"""

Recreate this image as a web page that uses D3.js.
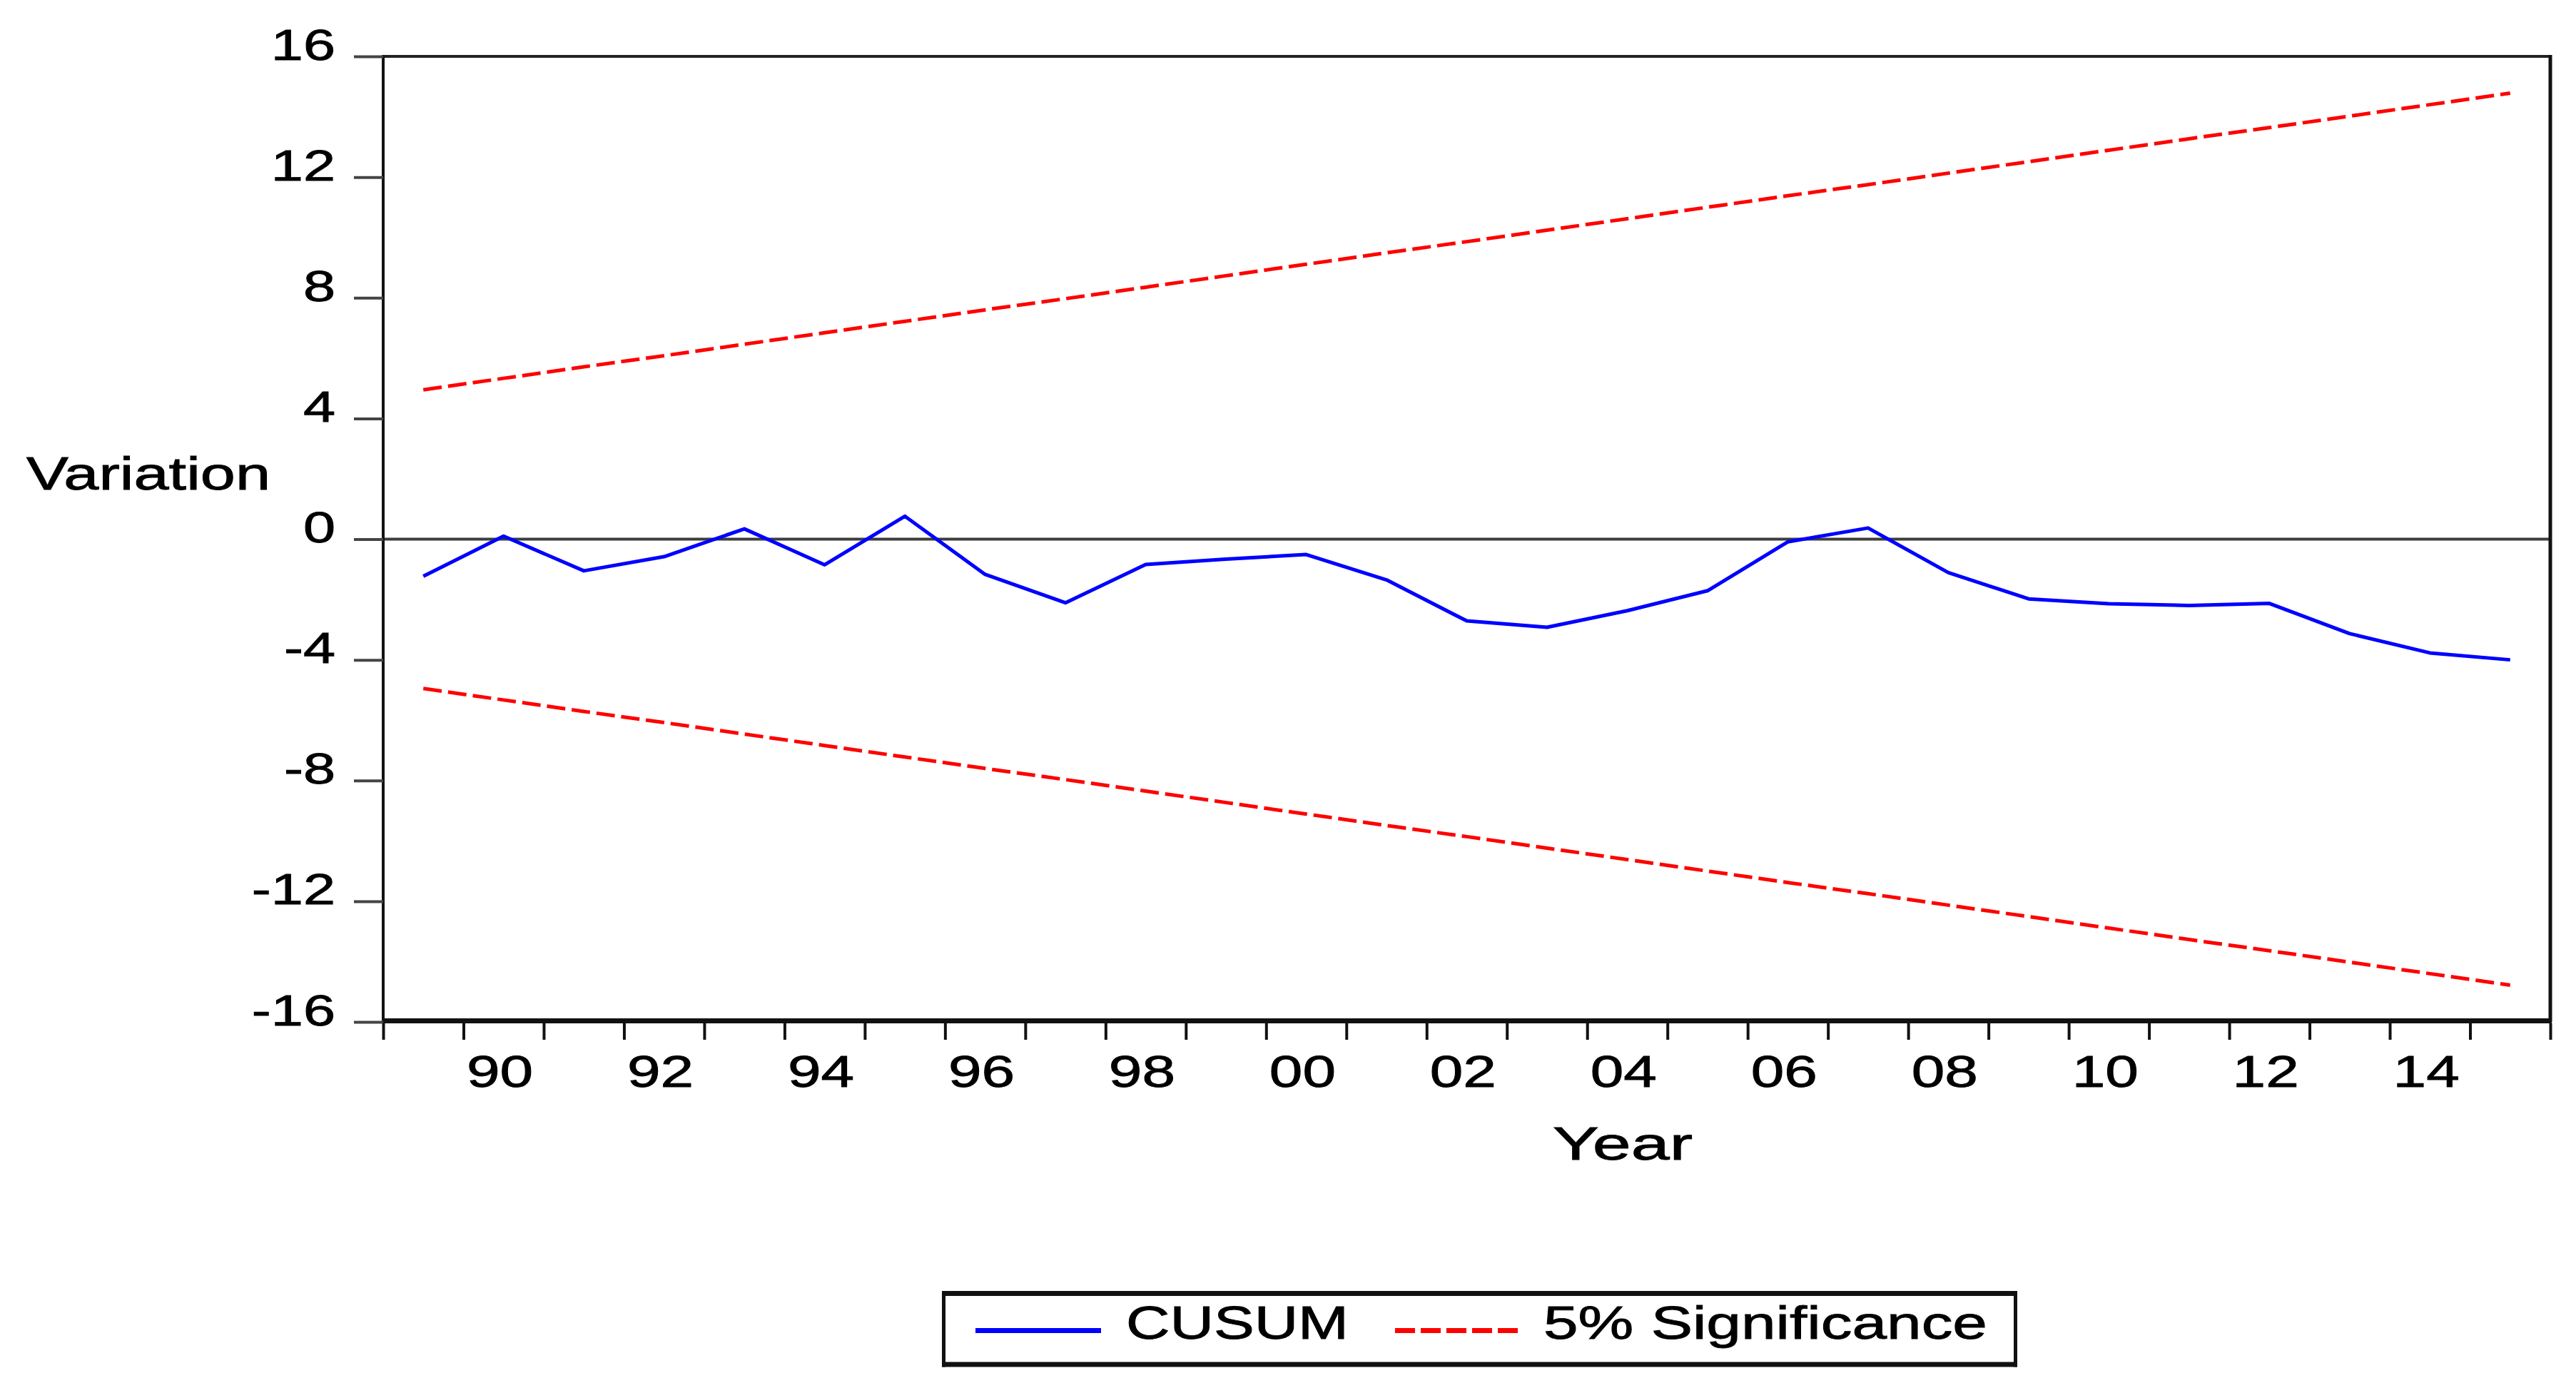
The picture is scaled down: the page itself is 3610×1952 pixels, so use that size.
<!DOCTYPE html>
<html>
<head>
<meta charset="utf-8">
<script src="https://cdn.jsdelivr.net/npm/d3@7"></script>
<style>
  html, body { margin: 0; padding: 0; background: #ffffff; }
  svg { display: block; }
  text { font-family: "Liberation Sans", Arial, sans-serif; fill: #000; stroke: #000; stroke-width: 0.9px; }
</style>
</head>
<body>
<svg id="chart" width="3610" height="1952"></svg>
<script>
// ---------------- DATA ----------------
const years = [1989,1990,1991,1992,1993,1994,1995,1996,1997,1998,1999,2000,2001,2002,
               2003,2004,2005,2006,2007,2008,2009,2010,2011,2012,2013,2014,2015];
const cusum = [-1.23,0.10,-1.05,-0.58,0.34,-0.85,0.76,-1.17,-2.11,-0.84,-0.66,-0.51,-1.35,-2.71,
               -2.92,-2.37,-1.71,-0.09,0.37,-1.11,-1.98,-2.14,-2.20,-2.13,-3.13,-3.77,-4.00];
const upper5 = [4.95,5.33,5.71,6.08,6.46,6.84,7.22,7.60,7.97,8.35,8.73,9.11,9.49,9.86,
                10.24,10.62,11.00,11.38,11.75,12.13,12.51,12.89,13.27,13.64,14.02,14.40,14.78];
const lower5 = [-4.95,-5.33,-5.71,-6.08,-6.46,-6.84,-7.22,-7.60,-7.97,-8.35,-8.73,-9.11,-9.49,-9.86,
                -10.24,-10.62,-11.00,-11.38,-11.75,-12.13,-12.51,-12.89,-13.27,-13.64,-14.02,-14.40,-14.78];
const yTicks = [-16,-12,-8,-4,0,4,8,12,16];
const xLabelYears = [1990,1992,1994,1996,1998,2000,2002,2004,2006,2008,2010,2012,2014];
const xTickLabels = ["90","92","94","96","98","00","02","04","06","08","10","12","14"];
const seriesNames = ["CUSUM","5% Significance"];
const yTitle = "Variation";
const xTitle = "Year";

// ---------------- LAYOUT ----------------
const SX = 1.33;              // horizontal text stretch seen in the reference
const pL = 537, pR = 3574, pT = 79, pB = 1432;
const svg = d3.select("#chart");
svg.append("rect").attr("width",3610).attr("height",1952).attr("fill","#fff");

const x = d3.scaleLinear().domain([1989, 2016]).range([pL, pR]);
const y = d3.scaleLinear().domain([-16, 16]).range([pB, pT]);

// zero line
svg.append("line")
  .attr("x1", pL).attr("x2", pR)
  .attr("y1", y(0)).attr("y2", y(0))
  .attr("stroke", "#3d3d3d").attr("stroke-width", 4);

// series
const line = d3.line().x((d,i) => x(years[i] + 0.5)).y(d => y(d));
svg.append("path").datum(upper5).attr("d", line)
  .attr("fill","none").attr("stroke","#ff0000").attr("stroke-width",5)
  .attr("stroke-dasharray","26,9");
svg.append("path").datum(lower5).attr("d", line)
  .attr("fill","none").attr("stroke","#ff0000").attr("stroke-width",5)
  .attr("stroke-dasharray","26,9");
svg.append("path").datum(cusum).attr("d", line)
  .attr("fill","none").attr("stroke","#0000ff").attr("stroke-width",5)
  .attr("stroke-linejoin","round");

// frame
svg.append("line").attr("x1", pL).attr("x2", pR).attr("y1", pT).attr("y2", pT)
  .attr("stroke","#222").attr("stroke-width",4);
svg.append("line").attr("x1", pR).attr("x2", pR).attr("y1", pT-2).attr("y2", pB)
  .attr("stroke","#111").attr("stroke-width",5);
svg.append("line").attr("x1", pL).attr("x2", pL).attr("y1", pT-2).attr("y2", pB)
  .attr("stroke","#111").attr("stroke-width",4);
svg.append("line").attr("x1", pL-2).attr("x2", pR+2).attr("y1", pB-1.5).attr("y2", pB-1.5)
  .attr("stroke","#111").attr("stroke-width",7);

// y axis
const yAxis = d3.axisLeft(y).tickValues(yTicks).tickSize(41).tickFormat(d => String(d));
const gy = svg.append("g").attr("transform", `translate(${pL},0)`).call(yAxis);
gy.select(".domain").remove();
gy.selectAll(".tick line").attr("stroke","#444").attr("stroke-width",4);
gy.selectAll(".tick text")
  .attr("x", -67 / SX).attr("dy", null).attr("y", 4)
  .attr("transform", `scale(${SX},1)`)
  .style("font-size","61px").attr("text-anchor","end").attr("fill","#000");

// x axis ticks at year boundaries
const tickYears = d3.range(1989, 2017);
const xAxisTicks = d3.axisBottom(x).tickValues(tickYears).tickSize(23).tickFormat("");
const gx = svg.append("g").attr("transform", `translate(0,${pB + 2})`).call(xAxisTicks);
gx.select(".domain").remove();
gx.selectAll(".tick line").attr("stroke","#111").attr("stroke-width",4);

// x labels centred in the year interval
const xAxisLabels = d3.axisBottom(x)
  .tickValues(xLabelYears.map(v => v + 0.45))
  .tickSize(0)
  .tickFormat((d,i) => xTickLabels[i]);
const gxl = svg.append("g").call(xAxisLabels);
gxl.select(".domain").remove();
gxl.selectAll(".tick line").remove();
gxl.selectAll(".tick text")
  .attr("x", 0).attr("dy", null).attr("y", 1523)
  .attr("transform", `scale(${SX},1)`)
  .style("font-size","63px").attr("text-anchor","middle").attr("fill","#000");

// helper for fitted text
function fittedText(px, py, txt, size, width, anchor) {
  return svg.append("text").attr("x", px).attr("y", py)
    .attr("text-anchor", anchor || "start")
    .attr("textLength", width).attr("lengthAdjust", "spacingAndGlyphs")
    .style("font-size", size + "px")
    .text(txt);
}

// axis titles
fittedText(37, 686, yTitle, 65, 342, "start");
fittedText(2274, 1625, xTitle, 65, 196, "middle");

// legend
const lg = svg.append("g");
lg.append("rect").attr("x", 1322).attr("y", 1812.5).attr("width", 1503).attr("height", 100)
  .attr("fill","#fff").attr("stroke","none");
lg.append("line").attr("x1",1320).attr("x2",2827).attr("y1",1812.5).attr("y2",1812.5)
  .attr("stroke","#111").attr("stroke-width",7);
lg.append("line").attr("x1",1320).attr("x2",2827).attr("y1",1912).attr("y2",1912)
  .attr("stroke","#111").attr("stroke-width",7);
lg.append("line").attr("x1",1322.5).attr("x2",1322.5).attr("y1",1809).attr("y2",1915.5)
  .attr("stroke","#111").attr("stroke-width",5);
lg.append("line").attr("x1",2824.5).attr("x2",2824.5).attr("y1",1809).attr("y2",1915.5)
  .attr("stroke","#111").attr("stroke-width",5);

lg.append("line").attr("x1",1367).attr("x2",1543).attr("y1",1864.5).attr("y2",1864.5)
  .attr("stroke","#0000ff").attr("stroke-width",7);
fittedText(1578, 1876, seriesNames[0], 65, 312, "start");
lg.append("line").attr("x1",1955).attr("x2",2127).attr("y1",1864.5).attr("y2",1864.5)
  .attr("stroke","#ff0000").attr("stroke-width",7).attr("stroke-dasharray","28,8");
fittedText(2163, 1876, seriesNames[1], 65, 622, "start");
</script>
</body>
</html>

"""

WHAT YOU WILL DO >>
Skip every picture and transcribe the data above exactly.

RESULT OF THE TASK >>
Recreate this image as a web page that uses D3.js.
The picture is scaled down: the page itself is 3610×1952 pixels, so use that size.
<!DOCTYPE html>
<html>
<head>
<meta charset="utf-8">
<script src="https://cdn.jsdelivr.net/npm/d3@7"></script>
<style>
  html, body { margin: 0; padding: 0; background: #ffffff; }
  svg { display: block; }
  text { font-family: "Liberation Sans", Arial, sans-serif; fill: #000; stroke: #000; stroke-width: 0.9px; }
</style>
</head>
<body>
<svg id="chart" width="3610" height="1952"></svg>
<script>
// ---------------- DATA ----------------
const years = [1989,1990,1991,1992,1993,1994,1995,1996,1997,1998,1999,2000,2001,2002,
               2003,2004,2005,2006,2007,2008,2009,2010,2011,2012,2013,2014,2015];
const cusum = [-1.23,0.10,-1.05,-0.58,0.34,-0.85,0.76,-1.17,-2.11,-0.84,-0.66,-0.51,-1.35,-2.71,
               -2.92,-2.37,-1.71,-0.09,0.37,-1.11,-1.98,-2.14,-2.20,-2.13,-3.13,-3.77,-4.00];
const upper5 = [4.95,5.33,5.71,6.08,6.46,6.84,7.22,7.60,7.97,8.35,8.73,9.11,9.49,9.86,
                10.24,10.62,11.00,11.38,11.75,12.13,12.51,12.89,13.27,13.64,14.02,14.40,14.78];
const lower5 = [-4.95,-5.33,-5.71,-6.08,-6.46,-6.84,-7.22,-7.60,-7.97,-8.35,-8.73,-9.11,-9.49,-9.86,
                -10.24,-10.62,-11.00,-11.38,-11.75,-12.13,-12.51,-12.89,-13.27,-13.64,-14.02,-14.40,-14.78];
const yTicks = [-16,-12,-8,-4,0,4,8,12,16];
const xLabelYears = [1990,1992,1994,1996,1998,2000,2002,2004,2006,2008,2010,2012,2014];
const xTickLabels = ["90","92","94","96","98","00","02","04","06","08","10","12","14"];
const seriesNames = ["CUSUM","5% Significance"];
const yTitle = "Variation";
const xTitle = "Year";

// ---------------- LAYOUT ----------------
const SX = 1.33;              // horizontal text stretch seen in the reference
const pL = 537, pR = 3574, pT = 79, pB = 1432;
const svg = d3.select("#chart");
svg.append("rect").attr("width",3610).attr("height",1952).attr("fill","#fff");

const x = d3.scaleLinear().domain([1989, 2016]).range([pL, pR]);
const y = d3.scaleLinear().domain([-16, 16]).range([pB, pT]);

// zero line
svg.append("line")
  .attr("x1", pL).attr("x2", pR)
  .attr("y1", y(0)).attr("y2", y(0))
  .attr("stroke", "#3d3d3d").attr("stroke-width", 4);

// series
const line = d3.line().x((d,i) => x(years[i] + 0.5)).y(d => y(d));
svg.append("path").datum(upper5).attr("d", line)
  .attr("fill","none").attr("stroke","#ff0000").attr("stroke-width",5)
  .attr("stroke-dasharray","26,9");
svg.append("path").datum(lower5).attr("d", line)
  .attr("fill","none").attr("stroke","#ff0000").attr("stroke-width",5)
  .attr("stroke-dasharray","26,9");
svg.append("path").datum(cusum).attr("d", line)
  .attr("fill","none").attr("stroke","#0000ff").attr("stroke-width",5)
  .attr("stroke-linejoin","round");

// frame
svg.append("line").attr("x1", pL).attr("x2", pR).attr("y1", pT).attr("y2", pT)
  .attr("stroke","#222").attr("stroke-width",4);
svg.append("line").attr("x1", pR).attr("x2", pR).attr("y1", pT-2).attr("y2", pB)
  .attr("stroke","#111").attr("stroke-width",5);
svg.append("line").attr("x1", pL).attr("x2", pL).attr("y1", pT-2).attr("y2", pB)
  .attr("stroke","#111").attr("stroke-width",4);
svg.append("line").attr("x1", pL-2).attr("x2", pR+2).attr("y1", pB-1.5).attr("y2", pB-1.5)
  .attr("stroke","#111").attr("stroke-width",7);

// y axis
const yAxis = d3.axisLeft(y).tickValues(yTicks).tickSize(41).tickFormat(d => String(d));
const gy = svg.append("g").attr("transform", `translate(${pL},0)`).call(yAxis);
gy.select(".domain").remove();
gy.selectAll(".tick line").attr("stroke","#444").attr("stroke-width",4);
gy.selectAll(".tick text")
  .attr("x", -67 / SX).attr("dy", null).attr("y", 4)
  .attr("transform", `scale(${SX},1)`)
  .style("font-size","61px").attr("text-anchor","end").attr("fill","#000");

// x axis ticks at year boundaries
const tickYears = d3.range(1989, 2017);
const xAxisTicks = d3.axisBottom(x).tickValues(tickYears).tickSize(23).tickFormat("");
const gx = svg.append("g").attr("transform", `translate(0,${pB + 2})`).call(xAxisTicks);
gx.select(".domain").remove();
gx.selectAll(".tick line").attr("stroke","#111").attr("stroke-width",4);

// x labels centred in the year interval
const xAxisLabels = d3.axisBottom(x)
  .tickValues(xLabelYears.map(v => v + 0.45))
  .tickSize(0)
  .tickFormat((d,i) => xTickLabels[i]);
const gxl = svg.append("g").call(xAxisLabels);
gxl.select(".domain").remove();
gxl.selectAll(".tick line").remove();
gxl.selectAll(".tick text")
  .attr("x", 0).attr("dy", null).attr("y", 1523)
  .attr("transform", `scale(${SX},1)`)
  .style("font-size","63px").attr("text-anchor","middle").attr("fill","#000");

// helper for fitted text
function fittedText(px, py, txt, size, width, anchor) {
  return svg.append("text").attr("x", px).attr("y", py)
    .attr("text-anchor", anchor || "start")
    .attr("textLength", width).attr("lengthAdjust", "spacingAndGlyphs")
    .style("font-size", size + "px")
    .text(txt);
}

// axis titles
fittedText(37, 686, yTitle, 65, 342, "start");
fittedText(2274, 1625, xTitle, 65, 196, "middle");

// legend
const lg = svg.append("g");
lg.append("rect").attr("x", 1322).attr("y", 1812.5).attr("width", 1503).attr("height", 100)
  .attr("fill","#fff").attr("stroke","none");
lg.append("line").attr("x1",1320).attr("x2",2827).attr("y1",1812.5).attr("y2",1812.5)
  .attr("stroke","#111").attr("stroke-width",7);
lg.append("line").attr("x1",1320).attr("x2",2827).attr("y1",1912).attr("y2",1912)
  .attr("stroke","#111").attr("stroke-width",7);
lg.append("line").attr("x1",1322.5).attr("x2",1322.5).attr("y1",1809).attr("y2",1915.5)
  .attr("stroke","#111").attr("stroke-width",5);
lg.append("line").attr("x1",2824.5).attr("x2",2824.5).attr("y1",1809).attr("y2",1915.5)
  .attr("stroke","#111").attr("stroke-width",5);

lg.append("line").attr("x1",1367).attr("x2",1543).attr("y1",1864.5).attr("y2",1864.5)
  .attr("stroke","#0000ff").attr("stroke-width",7);
fittedText(1578, 1876, seriesNames[0], 65, 312, "start");
lg.append("line").attr("x1",1955).attr("x2",2127).attr("y1",1864.5).attr("y2",1864.5)
  .attr("stroke","#ff0000").attr("stroke-width",7).attr("stroke-dasharray","28,8");
fittedText(2163, 1876, seriesNames[1], 65, 622, "start");
</script>
</body>
</html>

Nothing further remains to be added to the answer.